DATASET SECTION:
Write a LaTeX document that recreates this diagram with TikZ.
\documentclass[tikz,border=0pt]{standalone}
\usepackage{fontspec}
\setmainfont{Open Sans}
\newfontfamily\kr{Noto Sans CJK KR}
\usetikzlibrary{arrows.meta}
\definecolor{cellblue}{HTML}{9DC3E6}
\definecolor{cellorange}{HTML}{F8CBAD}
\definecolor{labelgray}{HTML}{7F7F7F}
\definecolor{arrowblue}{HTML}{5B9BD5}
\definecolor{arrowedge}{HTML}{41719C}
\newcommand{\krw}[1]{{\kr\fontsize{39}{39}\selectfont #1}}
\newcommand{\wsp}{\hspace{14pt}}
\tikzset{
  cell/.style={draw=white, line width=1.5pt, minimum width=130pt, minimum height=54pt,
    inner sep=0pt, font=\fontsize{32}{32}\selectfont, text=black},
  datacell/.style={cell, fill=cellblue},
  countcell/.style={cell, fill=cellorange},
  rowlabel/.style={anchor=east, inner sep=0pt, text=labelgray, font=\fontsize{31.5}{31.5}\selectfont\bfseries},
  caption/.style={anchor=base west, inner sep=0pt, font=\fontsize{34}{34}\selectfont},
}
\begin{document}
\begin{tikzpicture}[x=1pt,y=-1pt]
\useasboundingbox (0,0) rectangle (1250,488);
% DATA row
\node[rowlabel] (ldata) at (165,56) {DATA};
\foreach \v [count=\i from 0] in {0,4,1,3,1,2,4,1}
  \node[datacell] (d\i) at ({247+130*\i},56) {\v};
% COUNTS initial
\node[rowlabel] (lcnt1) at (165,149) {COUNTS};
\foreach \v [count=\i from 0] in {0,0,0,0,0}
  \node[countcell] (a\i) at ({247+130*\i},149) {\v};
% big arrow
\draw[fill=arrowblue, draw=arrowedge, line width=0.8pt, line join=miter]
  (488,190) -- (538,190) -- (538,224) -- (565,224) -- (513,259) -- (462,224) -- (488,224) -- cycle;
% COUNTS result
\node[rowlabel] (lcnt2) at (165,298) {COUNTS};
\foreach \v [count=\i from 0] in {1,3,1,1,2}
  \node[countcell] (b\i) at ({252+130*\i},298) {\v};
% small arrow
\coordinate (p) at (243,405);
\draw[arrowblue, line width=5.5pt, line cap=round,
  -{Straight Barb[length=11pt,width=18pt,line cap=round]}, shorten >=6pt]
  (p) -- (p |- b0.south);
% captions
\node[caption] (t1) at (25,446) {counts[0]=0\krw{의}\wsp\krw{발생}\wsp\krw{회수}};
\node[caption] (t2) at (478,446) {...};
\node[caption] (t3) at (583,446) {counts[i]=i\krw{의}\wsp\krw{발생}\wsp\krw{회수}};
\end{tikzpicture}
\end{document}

EXERCISE DETAILS: Reproduce all data above, unchanged.

PROBLEM SOLUTION:
Write a LaTeX document that recreates this diagram with TikZ.
\documentclass[tikz,border=0pt]{standalone}
\usepackage{fontspec}
\setmainfont{Open Sans}
\newfontfamily\kr{Noto Sans CJK KR}
\usetikzlibrary{arrows.meta}
\definecolor{cellblue}{HTML}{9DC3E6}
\definecolor{cellorange}{HTML}{F8CBAD}
\definecolor{labelgray}{HTML}{7F7F7F}
\definecolor{arrowblue}{HTML}{5B9BD5}
\definecolor{arrowedge}{HTML}{41719C}
\newcommand{\krw}[1]{{\kr\fontsize{39}{39}\selectfont #1}}
\newcommand{\wsp}{\hspace{14pt}}
\tikzset{
  cell/.style={draw=white, line width=1.5pt, minimum width=130pt, minimum height=54pt,
    inner sep=0pt, font=\fontsize{32}{32}\selectfont, text=black},
  datacell/.style={cell, fill=cellblue},
  countcell/.style={cell, fill=cellorange},
  rowlabel/.style={anchor=east, inner sep=0pt, text=labelgray, font=\fontsize{31.5}{31.5}\selectfont\bfseries},
  caption/.style={anchor=base west, inner sep=0pt, font=\fontsize{34}{34}\selectfont},
}
\begin{document}
\begin{tikzpicture}[x=1pt,y=-1pt]
\useasboundingbox (0,0) rectangle (1250,488);
% DATA row
\node[rowlabel] (ldata) at (165,56) {DATA};
\foreach \v [count=\i from 0] in {0,4,1,3,1,2,4,1}
  \node[datacell] (d\i) at ({247+130*\i},56) {\v};
% COUNTS initial
\node[rowlabel] (lcnt1) at (165,149) {COUNTS};
\foreach \v [count=\i from 0] in {0,0,0,0,0}
  \node[countcell] (a\i) at ({247+130*\i},149) {\v};
% big arrow
\draw[fill=arrowblue, draw=arrowedge, line width=0.8pt, line join=miter]
  (488,190) -- (538,190) -- (538,224) -- (565,224) -- (513,259) -- (462,224) -- (488,224) -- cycle;
% COUNTS result
\node[rowlabel] (lcnt2) at (165,298) {COUNTS};
\foreach \v [count=\i from 0] in {1,3,1,1,2}
  \node[countcell] (b\i) at ({252+130*\i},298) {\v};
% small arrow
\coordinate (p) at (243,405);
\draw[arrowblue, line width=5.5pt, line cap=round,
  -{Straight Barb[length=11pt,width=18pt,line cap=round]}, shorten >=6pt]
  (p) -- (p |- b0.south);
% captions
\node[caption] (t1) at (25,446) {counts[0]=0\krw{의}\wsp\krw{발생}\wsp\krw{회수}};
\node[caption] (t2) at (478,446) {...};
\node[caption] (t3) at (583,446) {counts[i]=i\krw{의}\wsp\krw{발생}\wsp\krw{회수}};
\end{tikzpicture}
\end{document}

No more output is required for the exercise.